Nary a drop of tear stays unshed even through the driest of bloodstreams. From “Barcelona” to Hong Kong, "Hello, Love, Goodbye" sees Kathryn Bernardo fly on the wings of Joy Fabregas’ ambitions. The horizon is blurry than she may have planned it to be, like when the eyes are welling up with buckets of sentiments.

As a domestic worker, Joy (Bernardo) is self-willed to achieving her near-feverish goals for herself and her family. Bernardo steams with melodramatic scent, her dynamic fragrance flourishes into truest and unhinged intentions for conducting cinematic force. Hong Kong’s cityscape is only a scenic façade for her laborious yet candid pomp. When the foreign boulevards become suffocatingly tight, Ethan del Rosario (Alden Richards), an enthusiastic bartender struggling to repair his splintered fate, resupplies lost air to the movie’s heaving pace. Ethan’s will is only as sharp as the spirits he mixes for a living in a show that pours into a soulful hangover. “Hello, Love, Goodbye” is the prime piece of Richards’ undeniable tremor, too; a display of his heart-smashing sappiness.

“Hello, Love, Goodbye” enamors a plot clouded with personal matters that require willful decisions from its characters. Being an overseas Filipino worker certainly demands the strongest of nerves, but portraying a dark comedy instead of another romantic drama (or any hybrid of the two local genres) for the classic plot will stir a breather plus a saucy perspective on the real situations of domestic employees. Unapologetically sweet, “Hello, Love Goodbye” cracks up the dearest fireworks orchestrated by local movie master, Cathy Garcia-Molina. The veteran director is the undisputed queen of Filipino romance drama flicks, and the film is her love letter to the industry. Garcia-Molina is never gone, just letting other cameras warm her director’s seat.

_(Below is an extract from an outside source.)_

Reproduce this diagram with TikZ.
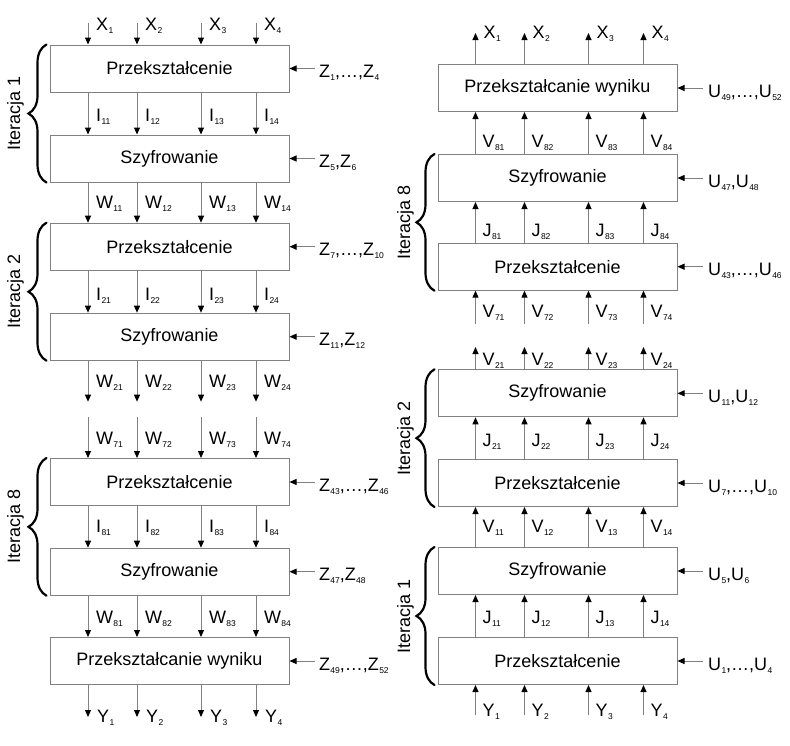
\documentclass[tikz,border=0pt]{standalone}
\usepackage{fontspec}
\setmainfont{Liberation Sans}
\usetikzlibrary{arrows.meta,decorations.pathreplacing}
\newcommand\lb[2]{#1\kern0.3pt\raisebox{-3pt}{\fontsize{8.5}{9}\selectfont #2}}
\begin{document}
\begin{tikzpicture}[x=1pt,y=-1pt,
 box/.style={draw=gray, line width=1pt, minimum width=239pt, minimum height=47pt, inner sep=0pt, font=\fontsize{18}{20}\selectfont},
 arr/.style={draw=gray, line width=1pt, -{Triangle[length=7pt,width=6pt,color=black]}},
 lab/.style={anchor=base west, inner sep=0pt, font=\fontsize{18}{20}\selectfont},
 brc/.style={decorate, decoration={brace, amplitude=18pt}, line width=2.2pt, line cap=round},
 itlab/.style={rotate=90, font=\fontsize{18}{20}\selectfont, inner sep=0pt}]
\useasboundingbox (0,0) rectangle (790,745);
% left column
\node[box] (L1) at (169.5,68.5) {Przekształcenie};
\node[box] (L2) at (169.5,158.5) {Szyfrowanie};
\node[box] (L3) at (169.5,246.7) {Przekształcenie};
\node[box] (L4) at (169.5,336.7) {Szyfrowanie};
\node[box] (L5) at (169.5,482) {Przekształcenie};
\node[box] (L6) at (169.5,571.7) {Szyfrowanie};
\node[box] (L7) at (169.5,661) {Przekształcanie wyniku};
% right column
\node[box] (R1) at (557.5,88) {Przekształcanie wyniku};
\node[box] (R2) at (557.5,178) {Szyfrowanie};
\node[box] (R3) at (557.5,266.7) {Przekształcenie};
\node[box] (R4) at (557.5,393.3) {Szyfrowanie};
\node[box] (R5) at (557.5,483) {Przekształcenie};
\node[box] (R6) at (557.5,571) {Szyfrowanie};
\node[box] (R7) at (557.5,661) {Przekształcenie};
% vertical connectors
\foreach \o [count=\k] in {38,87,151,206}{
  % left
  \coordinate (lx\k) at (50+\o,23);
  \draw[arr] (lx\k) -- (L1.north -| lx\k);
  \node[lab] at (58+\o,30.5) {\lb{X}{\k}};
  \draw[arr] (L1.south -| lx\k) -- (L2.north -| lx\k);
  \node[lab] at (58+\o,121.5) {\lb{I}{1\k}};
  \draw[arr] (L2.south -| lx\k) -- (L3.north -| lx\k);
  \node[lab] at (58+\o,208) {\lb{W}{1\k}};
  \draw[arr] (L3.south -| lx\k) -- (L4.north -| lx\k);
  \node[lab] at (58+\o,300.5) {\lb{I}{2\k}};
  \coordinate (lwa\k) at (50+\o,401.7);
  \draw[arr] (L4.south -| lx\k) -- (lwa\k);
  \node[lab] at (58+\o,387.5) {\lb{W}{2\k}};
  \coordinate (lwb\k) at (50+\o,416.7);
  \draw[arr] (lwb\k) -- (L5.north -| lx\k);
  \node[lab] at (58+\o,444) {\lb{W}{7\k}};
  \draw[arr] (L5.south -| lx\k) -- (L6.north -| lx\k);
  \node[lab] at (58+\o,532.5) {\lb{I}{8\k}};
  \draw[arr] (L6.south -| lx\k) -- (L7.north -| lx\k);
  \node[lab] at (58+\o,623.5) {\lb{W}{8\k}};
  \coordinate (ly\k) at (50+\o,717);
  \draw[arr] (L7.south -| lx\k) -- (ly\k);
  \node[lab] at (59+\o,722.5) {\lb{Y}{\k}};
  % right
  \coordinate (rx\k) at (437.5+\o,33);
  \draw[arr] (R1.north -| rx\k) -- (rx\k);
  \node[lab] at (445.5+\o,38.5) {\lb{X}{\k}};
  \draw[arr] (R2.north -| rx\k) -- (R1.south -| rx\k);
  \node[lab] at (444.5+\o,147) {\lb{V}{8\k}};
  \draw[arr] (R3.north -| rx\k) -- (R2.south -| rx\k);
  \node[lab] at (444.5+\o,236.5) {\lb{J}{8\k}};
  \coordinate (rva\k) at (437.5+\o,324);
  \draw[arr] (rva\k) -- (R3.south -| rx\k);
  \node[lab] at (444.5+\o,317) {\lb{V}{7\k}};
  \coordinate (rvb\k) at (437.5+\o,347);
  \draw[arr] (R4.north -| rx\k) -- (rvb\k);
  \node[lab] at (444.5+\o,365) {\lb{V}{2\k}};
  \draw[arr] (R5.north -| rx\k) -- (R4.south -| rx\k);
  \node[lab] at (444.5+\o,446.5) {\lb{J}{2\k}};
  \draw[arr] (R6.north -| rx\k) -- (R5.south -| rx\k);
  \node[lab] at (444.5+\o,532) {\lb{V}{1\k}};
  \draw[arr] (R7.north -| rx\k) -- (R6.south -| rx\k);
  \node[lab] at (444.5+\o,623.5) {\lb{J}{1\k}};
  \coordinate (ry\k) at (437.5+\o,715);
  \draw[arr] (ry\k) -- (R7.south -| rx\k);
  \node[lab] at (444.5+\o,716.5) {\lb{Y}{\k}};
}
% key inputs
\foreach \n/\t in {L1/{\lb{Z}{1},…,\lb{Z}{4}}, L2/{\lb{Z}{5},\lb{Z}{6}},
  L3/{\lb{Z}{7},…,\lb{Z}{10}}, L4/{\lb{Z}{11},\lb{Z}{12}},
  L5/{\lb{Z}{43},…,\lb{Z}{46}}, L6/{\lb{Z}{47},\lb{Z}{48}},
  L7/{\lb{Z}{49},…,\lb{Z}{52}}}{
  \coordinate (\n k) at ([xshift=25.5pt]\n.east);
  \draw[arr] (\n k) -- (\n.east);
  \node[lab] at ([xshift=4pt,yshift=-9pt]\n k) {\t};
}
\foreach \n/\t in {R1/{\lb{U}{49},…,\lb{U}{52}}, R2/{\lb{U}{47},\lb{U}{48}},
  R3/{\lb{U}{43},…,\lb{U}{46}}, R4/{\lb{U}{11},\lb{U}{12}},
  R5/{\lb{U}{7},…,\lb{U}{10}}, R6/{\lb{U}{5},\lb{U}{6}},
  R7/{\lb{U}{1},…,\lb{U}{4}}}{
  \coordinate (\n k) at ([xshift=25.5pt]\n.east);
  \draw[arr] (\n k) -- (\n.east);
  \node[lab] at ([xshift=5pt,yshift=-9pt]\n k) {\t};
}
% braces
\draw[brc] ([xshift=-3pt]L2.south west) -- ([xshift=-3pt]L1.north west);
\draw[brc] ([xshift=-3pt]L4.south west) -- ([xshift=-3pt]L3.north west);
\draw[brc] ([xshift=-3pt]L6.south west) -- ([xshift=-3pt]L5.north west);
\draw[brc] ([xshift=-3pt]R3.south west) -- ([xshift=-3pt]R2.north west);
\draw[brc] ([xshift=-3pt]R5.south west) -- ([xshift=-3pt]R4.north west);
\draw[brc] ([xshift=-3pt]R7.south west) -- ([xshift=-3pt]R6.north west);
\node[itlab] (itl1) at (15.5,113.5) {Iteracja 1};
\node[itlab] (itl2) at (15.5,291.7) {Iteracja 2};
\node[itlab] (itl8) at (15.5,526.7) {Iteracja 8};
\node[itlab] (itr8) at (405.5,222.3) {Iteracja 8};
\node[itlab] (itr2) at (405.5,438.3) {Iteracja 2};
\node[itlab] (itr1) at (405.5,616) {Iteracja 1};
\end{tikzpicture}
\end{document}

A juicer of mood, “Hello, Love, Goodbye” rewards with a string of eloquent occasions since Joy and Ethan are painstakingly resilient to mow the protruding seams from their realities. A few threads cannot remain loose ends which the destined wooers tie up into a ribbon, never to be opened again. Or so it seems, for their electrifying life cords inevitably loop into a closed-circuit. Fate is a path that leads back to familiar faces to recognize and relish the looming inseparable solace.